**Extracted information**
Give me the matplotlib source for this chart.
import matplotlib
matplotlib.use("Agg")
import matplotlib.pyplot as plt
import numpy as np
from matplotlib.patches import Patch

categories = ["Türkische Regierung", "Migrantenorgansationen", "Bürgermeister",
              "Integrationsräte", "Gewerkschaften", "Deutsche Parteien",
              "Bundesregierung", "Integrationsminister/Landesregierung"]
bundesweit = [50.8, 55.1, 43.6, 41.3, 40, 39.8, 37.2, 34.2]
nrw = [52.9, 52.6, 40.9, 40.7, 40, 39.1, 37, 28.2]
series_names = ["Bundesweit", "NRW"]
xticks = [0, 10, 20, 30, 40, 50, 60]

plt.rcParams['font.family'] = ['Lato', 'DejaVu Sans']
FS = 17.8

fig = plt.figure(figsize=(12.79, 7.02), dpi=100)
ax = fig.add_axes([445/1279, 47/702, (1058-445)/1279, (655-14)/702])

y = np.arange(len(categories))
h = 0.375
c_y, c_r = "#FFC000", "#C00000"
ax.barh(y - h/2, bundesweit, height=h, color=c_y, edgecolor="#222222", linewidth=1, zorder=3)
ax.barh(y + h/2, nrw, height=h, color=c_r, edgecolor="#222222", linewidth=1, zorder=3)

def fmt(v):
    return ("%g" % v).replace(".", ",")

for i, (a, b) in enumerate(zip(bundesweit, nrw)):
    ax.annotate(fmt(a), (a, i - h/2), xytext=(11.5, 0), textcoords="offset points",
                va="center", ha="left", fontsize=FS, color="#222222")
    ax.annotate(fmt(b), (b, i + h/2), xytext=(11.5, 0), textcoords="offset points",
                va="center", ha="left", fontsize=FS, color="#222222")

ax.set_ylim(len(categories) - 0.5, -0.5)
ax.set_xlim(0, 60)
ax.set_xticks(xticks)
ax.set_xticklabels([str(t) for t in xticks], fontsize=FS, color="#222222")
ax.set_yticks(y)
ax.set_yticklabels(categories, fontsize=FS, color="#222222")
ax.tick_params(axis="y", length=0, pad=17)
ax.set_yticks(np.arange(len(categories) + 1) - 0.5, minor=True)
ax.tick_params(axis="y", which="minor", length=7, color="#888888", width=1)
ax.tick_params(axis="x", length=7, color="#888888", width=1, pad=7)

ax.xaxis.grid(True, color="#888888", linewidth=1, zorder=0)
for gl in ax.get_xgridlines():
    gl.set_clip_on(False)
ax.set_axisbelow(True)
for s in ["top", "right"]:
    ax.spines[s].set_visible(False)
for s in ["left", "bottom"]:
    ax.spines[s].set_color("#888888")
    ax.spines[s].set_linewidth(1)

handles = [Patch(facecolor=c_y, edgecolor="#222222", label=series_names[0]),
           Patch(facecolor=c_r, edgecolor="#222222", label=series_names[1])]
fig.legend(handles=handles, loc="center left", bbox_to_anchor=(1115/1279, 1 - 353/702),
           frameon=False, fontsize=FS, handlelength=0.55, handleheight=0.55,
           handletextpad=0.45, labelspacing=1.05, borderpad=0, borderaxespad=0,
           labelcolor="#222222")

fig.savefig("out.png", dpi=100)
...
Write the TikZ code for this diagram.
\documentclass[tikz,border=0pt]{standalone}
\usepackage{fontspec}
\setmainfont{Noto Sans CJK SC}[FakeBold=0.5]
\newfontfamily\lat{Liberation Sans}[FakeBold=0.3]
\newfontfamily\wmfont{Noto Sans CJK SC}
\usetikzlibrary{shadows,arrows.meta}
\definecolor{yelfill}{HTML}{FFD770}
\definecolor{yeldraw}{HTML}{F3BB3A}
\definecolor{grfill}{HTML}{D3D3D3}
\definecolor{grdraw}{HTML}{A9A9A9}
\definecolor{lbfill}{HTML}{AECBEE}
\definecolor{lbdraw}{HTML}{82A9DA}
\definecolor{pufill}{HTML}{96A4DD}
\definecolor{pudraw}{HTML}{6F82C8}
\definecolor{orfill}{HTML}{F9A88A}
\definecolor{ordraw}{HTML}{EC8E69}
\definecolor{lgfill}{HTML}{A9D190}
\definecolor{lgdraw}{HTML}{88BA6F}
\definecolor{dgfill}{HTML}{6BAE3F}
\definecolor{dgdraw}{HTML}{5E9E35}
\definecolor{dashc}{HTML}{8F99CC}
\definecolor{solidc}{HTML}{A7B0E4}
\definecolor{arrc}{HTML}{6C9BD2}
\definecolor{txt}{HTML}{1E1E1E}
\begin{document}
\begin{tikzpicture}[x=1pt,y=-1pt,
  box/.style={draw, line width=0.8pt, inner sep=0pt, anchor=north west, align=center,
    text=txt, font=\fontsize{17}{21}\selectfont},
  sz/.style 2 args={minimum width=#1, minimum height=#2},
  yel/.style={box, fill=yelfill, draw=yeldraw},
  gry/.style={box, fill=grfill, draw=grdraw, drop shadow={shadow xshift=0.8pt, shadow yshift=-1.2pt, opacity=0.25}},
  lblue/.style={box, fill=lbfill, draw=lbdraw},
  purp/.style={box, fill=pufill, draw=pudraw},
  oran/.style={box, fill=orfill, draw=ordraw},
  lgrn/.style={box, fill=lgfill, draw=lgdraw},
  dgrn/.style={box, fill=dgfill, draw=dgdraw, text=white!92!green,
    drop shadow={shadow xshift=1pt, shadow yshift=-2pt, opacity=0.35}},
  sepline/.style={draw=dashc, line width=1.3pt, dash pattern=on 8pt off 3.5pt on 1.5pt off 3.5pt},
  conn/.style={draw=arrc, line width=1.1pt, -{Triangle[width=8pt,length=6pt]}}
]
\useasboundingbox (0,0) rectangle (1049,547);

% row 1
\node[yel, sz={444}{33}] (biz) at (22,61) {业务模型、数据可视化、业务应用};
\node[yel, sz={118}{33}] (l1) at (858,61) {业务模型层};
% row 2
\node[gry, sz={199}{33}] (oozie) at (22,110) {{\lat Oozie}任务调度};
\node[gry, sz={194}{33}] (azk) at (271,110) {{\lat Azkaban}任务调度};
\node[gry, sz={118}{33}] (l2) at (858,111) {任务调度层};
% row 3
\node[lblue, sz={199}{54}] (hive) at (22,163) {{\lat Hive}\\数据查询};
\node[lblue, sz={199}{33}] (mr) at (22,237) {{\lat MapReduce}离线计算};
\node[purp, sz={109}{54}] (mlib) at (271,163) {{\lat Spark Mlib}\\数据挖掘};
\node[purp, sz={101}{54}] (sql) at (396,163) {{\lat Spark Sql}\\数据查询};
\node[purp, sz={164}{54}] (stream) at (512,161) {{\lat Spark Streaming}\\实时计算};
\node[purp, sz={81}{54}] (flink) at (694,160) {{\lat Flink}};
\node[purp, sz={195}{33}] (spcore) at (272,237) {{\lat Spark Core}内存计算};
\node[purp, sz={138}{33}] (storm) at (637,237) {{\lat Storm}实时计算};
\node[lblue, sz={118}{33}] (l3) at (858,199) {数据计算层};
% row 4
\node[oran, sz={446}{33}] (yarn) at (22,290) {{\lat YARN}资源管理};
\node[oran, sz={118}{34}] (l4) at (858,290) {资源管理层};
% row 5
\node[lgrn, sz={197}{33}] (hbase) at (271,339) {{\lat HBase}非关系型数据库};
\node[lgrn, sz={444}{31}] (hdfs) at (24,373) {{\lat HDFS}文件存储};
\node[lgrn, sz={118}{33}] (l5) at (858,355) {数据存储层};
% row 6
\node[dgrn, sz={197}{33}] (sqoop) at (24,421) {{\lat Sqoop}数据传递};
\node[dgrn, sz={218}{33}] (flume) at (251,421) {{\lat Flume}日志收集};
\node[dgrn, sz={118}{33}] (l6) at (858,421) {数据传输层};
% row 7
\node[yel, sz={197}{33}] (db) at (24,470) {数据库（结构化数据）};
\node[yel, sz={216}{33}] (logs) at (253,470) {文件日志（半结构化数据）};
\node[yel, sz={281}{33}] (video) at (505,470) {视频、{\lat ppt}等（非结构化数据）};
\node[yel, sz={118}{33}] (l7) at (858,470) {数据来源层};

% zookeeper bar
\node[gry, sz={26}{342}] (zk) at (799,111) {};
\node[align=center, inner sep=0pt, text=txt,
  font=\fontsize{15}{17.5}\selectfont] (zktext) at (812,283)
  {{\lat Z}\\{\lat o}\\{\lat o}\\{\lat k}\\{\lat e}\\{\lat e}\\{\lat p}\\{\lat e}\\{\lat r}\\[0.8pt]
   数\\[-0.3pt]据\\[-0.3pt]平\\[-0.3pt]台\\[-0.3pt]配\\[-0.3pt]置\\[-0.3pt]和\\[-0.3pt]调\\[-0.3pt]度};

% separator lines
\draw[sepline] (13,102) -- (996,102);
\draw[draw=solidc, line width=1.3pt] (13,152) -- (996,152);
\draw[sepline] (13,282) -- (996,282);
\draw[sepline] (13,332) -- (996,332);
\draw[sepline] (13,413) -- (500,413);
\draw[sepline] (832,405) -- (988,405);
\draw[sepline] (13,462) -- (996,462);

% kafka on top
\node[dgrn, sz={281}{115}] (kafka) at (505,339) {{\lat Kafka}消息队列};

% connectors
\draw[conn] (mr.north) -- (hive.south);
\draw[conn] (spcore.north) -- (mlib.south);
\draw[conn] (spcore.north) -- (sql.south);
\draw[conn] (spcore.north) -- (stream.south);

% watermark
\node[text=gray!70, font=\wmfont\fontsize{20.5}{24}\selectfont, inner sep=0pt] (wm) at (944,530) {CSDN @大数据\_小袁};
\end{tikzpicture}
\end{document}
...
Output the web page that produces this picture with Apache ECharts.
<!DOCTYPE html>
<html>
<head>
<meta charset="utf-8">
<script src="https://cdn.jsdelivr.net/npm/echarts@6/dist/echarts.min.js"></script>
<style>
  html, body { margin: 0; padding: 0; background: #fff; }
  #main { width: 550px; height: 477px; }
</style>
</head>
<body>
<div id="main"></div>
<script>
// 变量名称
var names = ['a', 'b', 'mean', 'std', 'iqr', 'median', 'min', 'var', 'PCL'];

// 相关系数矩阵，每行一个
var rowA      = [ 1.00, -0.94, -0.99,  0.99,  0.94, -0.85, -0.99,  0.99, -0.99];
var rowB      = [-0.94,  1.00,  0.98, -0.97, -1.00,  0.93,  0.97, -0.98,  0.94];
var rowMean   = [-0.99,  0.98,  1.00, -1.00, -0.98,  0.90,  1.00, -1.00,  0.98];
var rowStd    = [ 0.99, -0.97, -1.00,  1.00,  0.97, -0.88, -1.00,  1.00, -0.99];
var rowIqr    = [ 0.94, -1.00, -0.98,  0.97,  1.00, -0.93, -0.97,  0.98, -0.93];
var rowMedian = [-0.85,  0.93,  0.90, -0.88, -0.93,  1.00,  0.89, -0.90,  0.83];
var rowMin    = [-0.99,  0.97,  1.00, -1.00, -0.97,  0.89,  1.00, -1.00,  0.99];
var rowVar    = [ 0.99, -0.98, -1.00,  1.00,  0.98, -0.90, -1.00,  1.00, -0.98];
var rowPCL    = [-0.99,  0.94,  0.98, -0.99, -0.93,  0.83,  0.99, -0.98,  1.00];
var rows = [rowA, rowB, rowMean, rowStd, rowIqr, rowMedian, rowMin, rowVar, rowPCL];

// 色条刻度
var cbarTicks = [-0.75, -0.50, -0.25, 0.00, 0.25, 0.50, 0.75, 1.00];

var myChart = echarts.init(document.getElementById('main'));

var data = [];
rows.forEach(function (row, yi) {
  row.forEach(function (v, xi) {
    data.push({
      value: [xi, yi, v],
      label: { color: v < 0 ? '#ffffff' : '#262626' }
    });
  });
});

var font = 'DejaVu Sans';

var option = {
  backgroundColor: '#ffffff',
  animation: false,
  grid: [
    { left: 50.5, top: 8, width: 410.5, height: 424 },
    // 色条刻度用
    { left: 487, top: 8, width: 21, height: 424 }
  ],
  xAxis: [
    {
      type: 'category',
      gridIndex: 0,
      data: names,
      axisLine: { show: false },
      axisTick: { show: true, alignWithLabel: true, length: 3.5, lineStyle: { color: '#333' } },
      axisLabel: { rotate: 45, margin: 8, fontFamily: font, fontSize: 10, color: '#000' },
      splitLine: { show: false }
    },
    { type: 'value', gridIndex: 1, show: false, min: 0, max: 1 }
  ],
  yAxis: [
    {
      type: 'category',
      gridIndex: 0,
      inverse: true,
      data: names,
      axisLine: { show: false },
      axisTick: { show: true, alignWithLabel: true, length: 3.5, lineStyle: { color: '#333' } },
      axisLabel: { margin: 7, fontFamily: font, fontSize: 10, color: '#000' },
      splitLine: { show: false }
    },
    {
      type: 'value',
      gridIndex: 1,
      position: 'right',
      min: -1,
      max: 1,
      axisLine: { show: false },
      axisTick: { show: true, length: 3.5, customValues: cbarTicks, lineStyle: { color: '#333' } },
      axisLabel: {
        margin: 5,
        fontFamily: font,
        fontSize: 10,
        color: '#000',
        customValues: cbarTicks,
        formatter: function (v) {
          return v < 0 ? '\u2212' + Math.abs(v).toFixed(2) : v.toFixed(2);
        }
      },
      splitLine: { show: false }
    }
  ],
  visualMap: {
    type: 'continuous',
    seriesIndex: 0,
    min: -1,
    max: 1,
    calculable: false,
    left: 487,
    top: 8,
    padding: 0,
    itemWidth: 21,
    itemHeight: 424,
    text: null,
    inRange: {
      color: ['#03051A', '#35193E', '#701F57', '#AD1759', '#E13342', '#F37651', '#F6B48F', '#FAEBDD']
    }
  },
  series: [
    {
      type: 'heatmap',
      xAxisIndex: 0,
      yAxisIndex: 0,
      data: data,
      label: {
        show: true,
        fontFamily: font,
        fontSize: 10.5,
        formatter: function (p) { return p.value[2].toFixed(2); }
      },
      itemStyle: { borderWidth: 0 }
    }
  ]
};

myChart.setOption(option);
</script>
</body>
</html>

**Task**
Look back at the entries above. Retype the line with "Give me the matplotlib source for this chart.", the line with "from matplotlib.patches import Patch", and all lines in between.

**Solution to this exercise**
Give me the matplotlib source for this chart.
import matplotlib
matplotlib.use("Agg")
import matplotlib.pyplot as plt
import numpy as np
from matplotlib.patches import Patch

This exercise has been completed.